Teaching heroes: Gender Studies’ Beaulieu encourages diverse views

Julie Beaulieu work with student

By MARTY LEVINE

“There is a presumption in gender and sexuality courses that everybody is on the same page,” sharing the same progressive views, says Julie Beaulieu, a lecturer in Gender, Sexuality and Women's Studies.

Being in the classroom today is “a mutual exchange,” she says. “You have that little opportunity to make some kind of impact. (Students) push me around too — sometimes they have ideas that are much more progressive than mine. Having all that contact with young people, I’m learning from them. It always changes me.”

Not that progressive thought in Gender, Sexuality and Women's Studies (GSWS) is monolithic, she adds. There are lots of different definitions of femininity, for instance, and many ways to challenge those definitions: “Where did they come from? Who is served by those beliefs? How is our own gender expression served by those beliefs?”

Beaulieu says it was “actually terrifying for me to enter the classroom in 2007.” She had started part-time that year and was a Pitt graduate student just the year before. Today, she calls it a “privilege” to teach her classes: a GSWS capstone course on feminist research methods; Sex and Sexualities; Introduction to Transgender Studies; Queer Theory; and Global LGBT Literature. She is helping to develop a new GSWS minor for this fall: LGBTQ and Cultural Sexuality Studies.

Students may bring ideas from a different tradition or era to class. “How do you respect religious belief in a class trying to allow for diversity of sexuality?” she asks. If there are more conservative students in the classroom, “you don’t want them to be silenced,” she adds.

“I can do my best to say there are no stupid questions, but (students) can get really nervous if they have the presumption that other students know more than they do.

“But that’s a perfect environment too,” Beaulieu says. “If you can keep all those diverse views in the classroom, that’s a perfect classroom tool.” Having long-held beliefs challenged can create “a lot of epiphanies in the classes, which I think is a good thing.”

Todd Reeser, who directed GSWS during most of Beaulieu’s time here, says: “Besides having knock-out teaching evaluations from students, she essentially invented LGBT studies at Pitt.” Beaulieu has been full-time only since 2013, but this year was one of Pitt’s three Bellet Teaching Excellence Award winners.

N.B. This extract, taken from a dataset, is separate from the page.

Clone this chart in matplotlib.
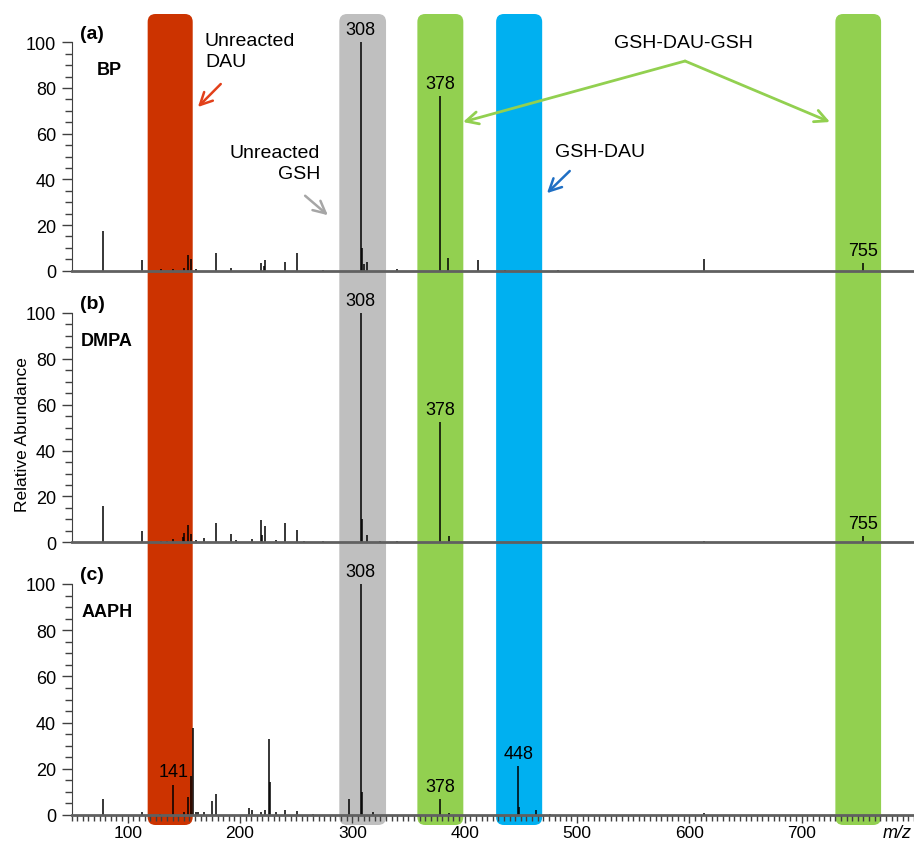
import matplotlib
matplotlib.use("Agg")
import matplotlib.pyplot as plt
from matplotlib.patches import FancyBboxPatch
from matplotlib.ticker import MultipleLocator

plt.rcParams['font.family'] = ['Liberation Sans', 'DejaVu Sans']

# peak lists (m/z, relative abundance)
mz_a = [77.7, 113, 129.6, 140.6, 150, 154, 156, 160.8, 178.4, 192, 218.7, 221, 222.3,
        240, 251, 274, 307.5, 309, 310, 313.4, 339.5, 378.2, 385.5, 411.6, 436, 483, 613, 755]
int_a = [17.5, 4.8, 0.7, 0.7, 1.0, 6.7, 5.3, 0.7, 7.7, 1.0, 3.4, 2.0, 4.8,
         3.9, 7.7, 0.5, 100, 9.8, 3.0, 3.9, 0.7, 76.6, 5.4, 4.7, 0.5, 0.5, 5.0, 3.2]

mz_b = [77.7, 113, 130, 135, 140.6, 149, 150.2, 154, 156, 160.8, 168, 178.4, 192, 196, 211,
        218.7, 220, 222.3, 232, 240, 251, 257, 274, 307.5, 309, 312.8, 324.7, 339.5,
        378.2, 386, 613, 755]
int_b = [15.8, 5.1, 0.5, 0.5, 1.5, 2.3, 4.1, 7.7, 3.6, 1.0, 1.9, 8.2, 3.8, 1.2, 1.5,
         9.9, 3.0, 7.0, 1.0, 8.2, 5.5, 0.7, 0.7, 100, 10.2, 3.0, 0.7, 0.7,
         52.5, 2.6, 0.5, 2.6]

mz_c = [77.7, 113, 128.8, 140.6, 150.2, 153.4, 156, 158, 160.8, 163, 168, 174.8, 178.4,
        208, 210.6, 218.7, 222.3, 225.8, 226.4, 232, 240, 251, 265, 297.4, 307.5, 308.6,
        318.7, 378.3, 386, 447.8, 448.8, 463.3, 476, 613]
int_c = [6.8, 1.2, 0.5, 13.2, 1.5, 8.0, 16.7, 37.5, 1.5, 1.5, 1.5, 6.1, 8.9,
         2.9, 2.0, 1.5, 2.0, 32.9, 14.2, 1.5, 2.2, 1.7, 0.5, 6.9, 100, 10.0,
         1.5, 6.8, 1.0, 21.2, 3.3, 2.2, 0.5, 1.0]

labels_a = ["308", "378", "755"]
label_mz_a = [307.5, 378.2, 755]
labels_b = ["308", "378", "755"]
label_mz_b = [307.5, 378.2, 755]
labels_c = ["141", "308", "378", "448"]
label_mz_c = [140.6, 307.5, 378.3, 447.8]

panel_tags = ["(a)", "(b)", "(c)"]
panel_names = ["BP", "DMPA", "AAPH"]

# highlighted m/z windows
band_lo = [117.8, 288.4, 357.9, 428, 730]
band_hi = [157.9, 330, 398.8, 469, 770.7]
band_colors = ["#CC3300", "#BFBFBF", "#92D050", "#00B0F0", "#92D050"]

W, H = 914, 845
fig = plt.figure(figsize=(W / 100, H / 100), dpi=100)
L = 71.5 / W

# background axes in pixel-height units for the rounded bands
bg = fig.add_axes([L, 0, 1 - L, 1])
bg.set_xlim(50, 800)
bg.set_ylim(0, H)
bg.axis("off")
px_per_unit = (W - 71.5) / 750
for lo, hi, c in zip(band_lo, band_hi, band_colors):
    bg.add_patch(FancyBboxPatch((lo, H - 826), hi - lo, 826 - 15,
                                boxstyle="round,pad=0,rounding_size=7",
                                mutation_aspect=px_per_unit, fc=c, ec="none"))

positions = [(573.3, 228.4), (301.7, 229.3), (29, 231)]
spectra = [(mz_a, int_a, labels_a, label_mz_a),
           (mz_b, int_b, labels_b, label_mz_b),
           (mz_c, int_c, labels_c, label_mz_c)]

axes = []
for i, ((b, h), (mz, inten, labs, lmz)) in enumerate(zip(positions, spectra)):
    ax = fig.add_axes([L, b / H, 1 - L, h / H])
    ax.patch.set_alpha(0)
    ax.vlines(mz, 0, inten, color="black", lw=1.1)
    ax.set_xlim(50, 800)
    ax.set_ylim(0, 100)
    for s in ["top", "right"]:
        ax.spines[s].set_visible(False)
    ax.spines["left"].set_color("#404040")
    ax.spines["bottom"].set_color("#606060")
    ax.spines["bottom"].set_linewidth(2)
    ax.yaxis.set_major_locator(MultipleLocator(20))
    ax.yaxis.set_minor_locator(MultipleLocator(5))
    ax.tick_params(axis="y", which="major", length=7, width=1, color="#404040", labelsize=13, pad=4)
    ax.tick_params(axis="y", which="minor", length=5, width=1, color="#404040")
    if i < 2:
        ax.set_xticks([])
    else:
        ax.xaxis.set_minor_locator(MultipleLocator(5))
        ax.set_xticks([100, 200, 300, 400, 500, 600, 700])
        ax.tick_params(axis="x", which="major", length=6, width=1, color="#404040", labelsize=12.5, pad=1)
        ax.tick_params(axis="x", which="minor", length=4, width=1, color="#404040")
    for t, m in zip(labs, lmz):
        k = min(range(len(mz)), key=lambda j: abs(mz[j] - m))
        ax.annotate(t, (mz[k], inten[k]), xytext=(0, 3), textcoords="offset points",
                    ha="center", va="bottom", fontsize=13)
    ax.text(57.5, 104, panel_tags[i], fontsize=14, fontweight="bold", va="center", ha="left")
    ax.text(72.7 if i == 0 else 58.5, 88, panel_names[i], fontsize=13, fontweight="bold",
            va="center", ha="left")
    axes.append(ax)

ax_a = axes[0]
ax_a.text(168.8, 104.5, "Unreacted\nDAU", fontsize=14, ha="left", va="top", linespacing=1.3)
ax_a.annotate("", xy=(160.8, 70.8), xytext=(184.6, 82.6),
              arrowprops=dict(arrowstyle="->", color="#E2401A", lw=1.8, mutation_scale=22))
ax_a.text(271.3, 55.5, "Unreacted\nGSH", fontsize=14, ha="right", va="top", linespacing=1.3)
ax_a.annotate("", xy=(280.1, 23.5), xytext=(256.1, 33.6),
              arrowprops=dict(arrowstyle="->", color="#A6A6A6", lw=1.8, mutation_scale=22))
ax_a.text(594.4, 100.1, "GSH-DAU-GSH", fontsize=14, ha="center", va="center")
for tx in [398.5, 725.2]:
    ax_a.annotate("", xy=(tx, 65.1), xytext=(596.2, 91.8),
                  arrowprops=dict(arrowstyle="->", color="#92D050", lw=2, mutation_scale=22,
                                  shrinkA=0, shrinkB=0))
ax_a.text(480.4, 52, "GSH-DAU", fontsize=14, ha="left", va="center")
ax_a.annotate("", xy=(471.5, 33.1), xytext=(495.3, 44.5),
              arrowprops=dict(arrowstyle="->", color="#1F6FC4", lw=1.8, mutation_scale=22))

fig.text(23 / W, 1 - 435 / H, "Relative Abundance", rotation=90, fontsize=12.5,
         ha="center", va="center")
fig.text(0.998, 1 - 834 / H, "m/z", fontsize=13, style="italic", ha="right", va="center")

fig.savefig("out.png", dpi=100)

In her capstone class on feminist research methods, Beaulieu’s students learn to use interviewing as a research tool for data collection. They may be tempted “to say that good listening is something that feminists do,” she explains in one afternoon session, but it might instead just be a good human practice.

After watching a pair of students try a mock interview, she prompted the class to notice what got the interview subject to open up.

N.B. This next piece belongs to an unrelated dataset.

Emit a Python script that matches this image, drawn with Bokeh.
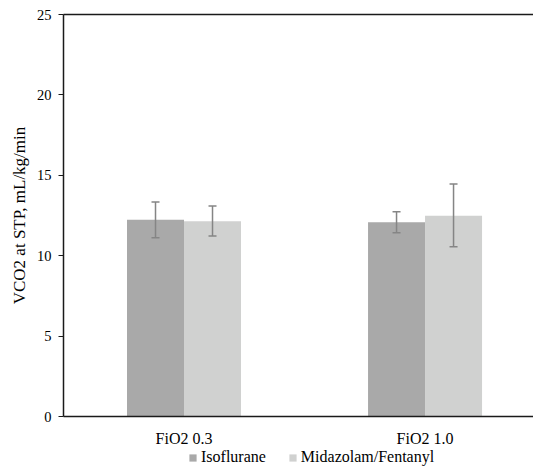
from bokeh.plotting import figure
from bokeh.layouts import column
from bokeh.models import (ColumnDataSource, Range1d, FixedTicker, LinearAxis,
                          Whisker, Legend, LegendItem, TeeHead)
from bokeh.embed import file_html
from bokeh.resources import INLINE

categories = ["FiO2 0.3", "FiO2 1.0"]
series_names = ["Isoflurane", "Midazolam/Fentanyl"]
iso_values = [12.24, 12.08]
iso_err_low = [11.12, 11.43]
iso_err_high = [13.34, 12.74]
mid_values = [12.14, 12.49]
mid_err_low = [11.22, 10.56]
mid_err_high = [13.09, 14.46]
y_ticks = [0, 5, 10, 15, 20, 25]

FONT = "Liberation Serif"
ISO_COLOR = "#a9a9a9"
MID_COLOR = "#d0d1d0"
ERR_COLOR = "#858585"

centers = [i + 0.5 for i in range(len(categories))]
bw = 0.2365

iso_src = ColumnDataSource(dict(x=[c - bw / 2 for c in centers], top=iso_values,
                                lo=iso_err_low, hi=iso_err_high))
mid_src = ColumnDataSource(dict(x=[c + bw / 2 for c in centers], top=mid_values,
                                lo=mid_err_low, hi=mid_err_high))

p = figure(width=533, height=449, output_backend="svg", toolbar_location=None,
           x_range=Range1d(0, 1.950), y_range=Range1d(0, 25),
           min_border_left=63, min_border_right=0, min_border_top=14,
           min_border_bottom=33, x_axis_location=None, y_axis_location=None)
p.outline_line_color = None
p.grid.visible = False
p.background_fill_color = "white"
p.border_fill_color = "white"

r_iso = p.vbar(x="x", top="top", width=bw, bottom=0, source=iso_src,
               fill_color=ISO_COLOR, line_color=None)
r_mid = p.vbar(x="x", top="top", width=bw, bottom=0, source=mid_src,
               fill_color=MID_COLOR, line_color=None)

for src in (iso_src, mid_src):
    w = Whisker(base="x", lower="lo", upper="hi", source=src, level="overlay",
                line_color=ERR_COLOR, line_width=1.5,
                upper_head=TeeHead(size=8, line_color=ERR_COLOR, line_width=1.5),
                lower_head=TeeHead(size=8, line_color=ERR_COLOR, line_width=1.5))
    p.add_layout(w)

yaxis = LinearAxis(ticker=FixedTicker(ticks=y_ticks), axis_label="VCO2 at STP, mL/kg/min")
yaxis.axis_line_color = "#1a1a1a"
yaxis.axis_line_width = 1.5
yaxis.major_tick_out = 5
yaxis.major_tick_in = 0
yaxis.major_tick_line_color = "#1a1a1a"
yaxis.minor_tick_line_color = None
yaxis.major_label_text_font = FONT
yaxis.major_label_text_font_size = "14.5px"
yaxis.major_label_text_color = "black"
yaxis.major_label_standoff = 7
yaxis.axis_label_text_font = FONT
yaxis.axis_label_text_font_size = "17px"
yaxis.axis_label_text_font_style = "normal"
yaxis.axis_label_text_color = "black"
yaxis.axis_label_standoff = 5
p.add_layout(yaxis, "left")

xaxis = LinearAxis(ticker=FixedTicker(ticks=centers),
                   major_label_overrides={c: lab for c, lab in zip(centers, categories)})
xaxis.axis_line_color = "#1a1a1a"
xaxis.axis_line_width = 1.5
xaxis.major_tick_line_color = None
xaxis.minor_tick_line_color = None
xaxis.major_label_text_font = FONT
xaxis.major_label_text_font_size = "16px"
xaxis.major_label_text_color = "black"
xaxis.major_label_standoff = 7
p.add_layout(xaxis, "below")

top_axis = LinearAxis(ticker=FixedTicker(ticks=[]))
top_axis.axis_line_color = "#1a1a1a"
top_axis.axis_line_width = 1.5
top_axis.major_tick_line_color = None
top_axis.minor_tick_line_color = None
top_axis.major_label_text_font_size = "0px"
p.add_layout(top_axis, "above")

# legend strip below the chart (its ranges keep the bars themselves out of view)
lg = figure(width=533, height=17, output_backend="svg", toolbar_location=None,
            x_range=Range1d(10, 11), y_range=Range1d(30, 31),
            min_border=0, x_axis_location=None, y_axis_location=None)
lg.outline_line_color = None
lg.grid.visible = False
lg.border_fill_color = "white"
lg.background_fill_color = "white"
k_iso = lg.vbar(x="x", top="top", width=bw, bottom=0, source=iso_src,
                fill_color=ISO_COLOR, line_color=None)
k_mid = lg.vbar(x="x", top="top", width=bw, bottom=0, source=mid_src,
                fill_color=MID_COLOR, line_color=None)

legend = Legend(items=[LegendItem(label=series_names[0], renderers=[k_iso]),
                       LegendItem(label=series_names[1], renderers=[k_mid])],
                orientation="horizontal", location=(125, 0),
                glyph_width=9, glyph_height=9, label_standoff=4, spacing=22,
                padding=0, margin=0, label_height=17,
                label_text_font=FONT, label_text_font_size="16px",
                label_text_color="black",
                border_line_color=None, background_fill_alpha=0)
lg.add_layout(legend, "center")

layout = column(p, lg)
open("out.html", "w").write(file_html(layout, INLINE))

“Often times the goal of the interview is to have it seem like you’re having a conversation,” one student volunteered.

“We really need to pay attention to nonverbal signals,” offered another.

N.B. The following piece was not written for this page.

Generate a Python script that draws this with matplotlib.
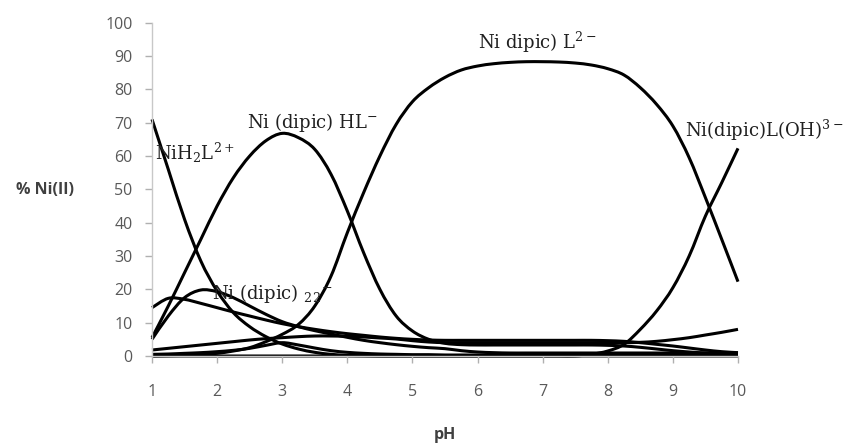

Other students noticed that simply staying silent or saying “um,” and then pausing, prompted the interview subject to resume talking, politely filling the conversational gap, but also revealing new information.

Her teaching philosophy, Beaulieu explains, might be encapsulated simply: “We spend a lot of time in disbelief that somebody has a different point of view about something. What happens when we try to understand them? The classroom is really about that experience — how can we be different and learn from one another?

“Part of it is creating that open space where we can exchange ideas,” she adds, “with curiosity about why we have these positions, especially on gender and sexuality.”

She comes by her open attitude honestly, she says: “I’m a first-generation college grad. I’m really, really aware of how important the mentorship was I received, both as an undergraduate and graduate student.”

Her family felt her college studies were “a waste of time,” Beaulieu says. “I really needed that (mentorship). You can uplift a student. Just believing in them can be one of the most transformative ideas.”